An amendment has been tabled to the UK’s Levelling-up and Regeneration Bill seeking to put onshore wind on an equal footing with other energy infrastructure in the English planning system.
Revisions are requested to the Planning Act 2008 that would reinstate onshore wind into the policy framework, along with the removal in local planning rules of certain pre-application barriers to wind farm proposals.
It requests the Secretary of State “revise and republish all relevant national planning guidance” to reflect the restoration of onshore wind in the planning regime and “ensure parity with other renewables and low carbon development”.
This would include removing restrictions to onshore wind development in the National Planning Policy Framework (NPPF) and the energy National Policy Statements.
The amendment was tabled in the House of Lords by Baroness Hayman with support from Lord Teverson and former Climate Change Committee chairman Lord Deben.
Its stated intention is to provide “a level playing field in planning terms for onshore wind development compared with other forms of development”.

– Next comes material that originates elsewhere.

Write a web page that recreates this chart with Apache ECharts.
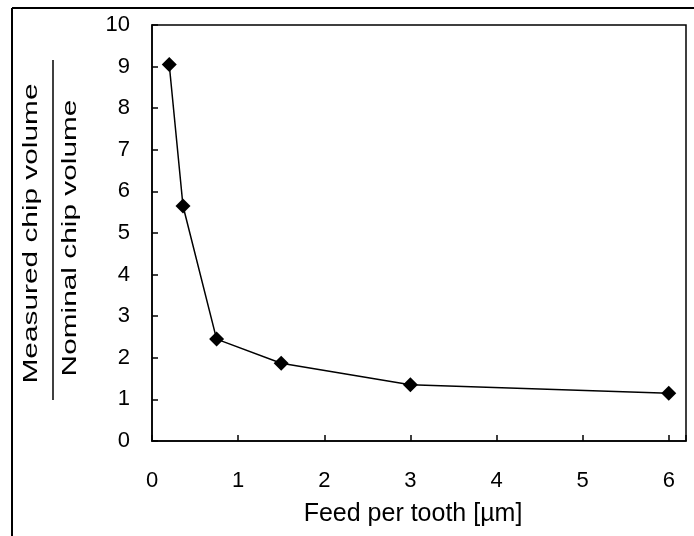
<!DOCTYPE html>
<html>
<head>
<meta charset="utf-8">
<script src="https://cdn.jsdelivr.net/npm/echarts@6/dist/echarts.min.js"></script>
<style>
html,body{margin:0;padding:0;background:#fff;}
#chart{width:694px;height:536px;}
</style>
</head>
<body>
<div id="chart"></div>
<script>
const feed = [0.2, 0.36, 0.75, 1.5, 3, 6];
const ratio = [9.05, 5.65, 2.45, 1.87, 1.35, 1.15];
const xTitle = 'Feed per tooth [µm]';
const yTitleTop = 'Measured chip volume';
const yTitleBottom = 'Nominal chip volume';

const FONT = '"Liberation Sans", Arial, sans-serif';
const chart = echarts.init(document.getElementById('chart'), null, {renderer: 'canvas'});
chart.setOption({
  animation: false,
  backgroundColor: '#fff',
  grid: {left: 152, top: 25, right: 8, bottom: 95, show: true, borderColor: '#000', borderWidth: 1.5, backgroundColor: 'transparent'},
  xAxis: {
    type: 'value', min: 0, max: 6.2, interval: 1,
    name: xTitle, nameLocation: 'middle', nameGap: 61,
    nameTextStyle: {fontFamily: FONT, fontSize: 25, color: '#000', padding: [0, 12, 0, 0]},
    axisLine: {show: true, lineStyle: {color: '#000', width: 1.5}},
    axisTick: {show: true, inside: true, length: 6, lineStyle: {color: '#000', width: 1.5}},
    axisLabel: {fontFamily: FONT, fontSize: 22, color: '#000', margin: 29,
      formatter: v => (Math.abs(v - Math.round(v)) < 1e-9 ? String(Math.round(v)) : '')},
    splitLine: {show: false}
  },
  yAxis: {
    type: 'value', min: 0, max: 10, interval: 1,
    axisLine: {show: true, lineStyle: {color: '#000', width: 1.5}},
    axisTick: {show: true, inside: true, length: 6, lineStyle: {color: '#000', width: 1.5}},
    axisLabel: {fontFamily: FONT, fontSize: 22, color: '#000', margin: 22},
    splitLine: {show: false}
  },
  series: [{
    type: 'line',
    data: feed.map((x, i) => [x, ratio[i]]),
    symbol: 'diamond', symbolSize: 15,
    itemStyle: {color: '#000'},
    lineStyle: {color: '#000', width: 1.5}
  }],
  graphic: [
    {type: 'line', shape: {x1: 12, y1: 8, x2: 700, y2: 8}, style: {stroke: '#000', lineWidth: 2}},
    {type: 'line', shape: {x1: 12, y1: 8, x2: 12, y2: 540}, style: {stroke: '#000', lineWidth: 2}},
    {type: 'line', shape: {x1: 53, y1: 60, x2: 53, y2: 400}, style: {stroke: '#000', lineWidth: 1.5}},
    {type: 'text', x: 31.5, y: 233.5, rotation: Math.PI / 2, scaleX: 1.42,
      style: {text: yTitleTop, fontFamily: FONT, fontSize: 21, fill: '#000', align: 'center', verticalAlign: 'middle'}},
    {type: 'text', x: 70, y: 238, rotation: Math.PI / 2, scaleX: 1.42,
      style: {text: yTitleBottom, fontFamily: FONT, fontSize: 21, fill: '#000', align: 'center', verticalAlign: 'middle'}}
  ]
});
</script>
</body>
</html>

The move follows a separate intervention earlier this week by Alok Sharma MP to amend the Energy Bill in favour of onshore wind in England.
His proposal, backed by several Conservative MPs including former Prime Minister Liz Truss, includes removing wording in NPPF that has effectively blocked any new projects from being approved since introduced in 2015.
Both the Levelling-up and Energy bills are making their way through the various stages of parliamentary approval before being signed off as new legislation.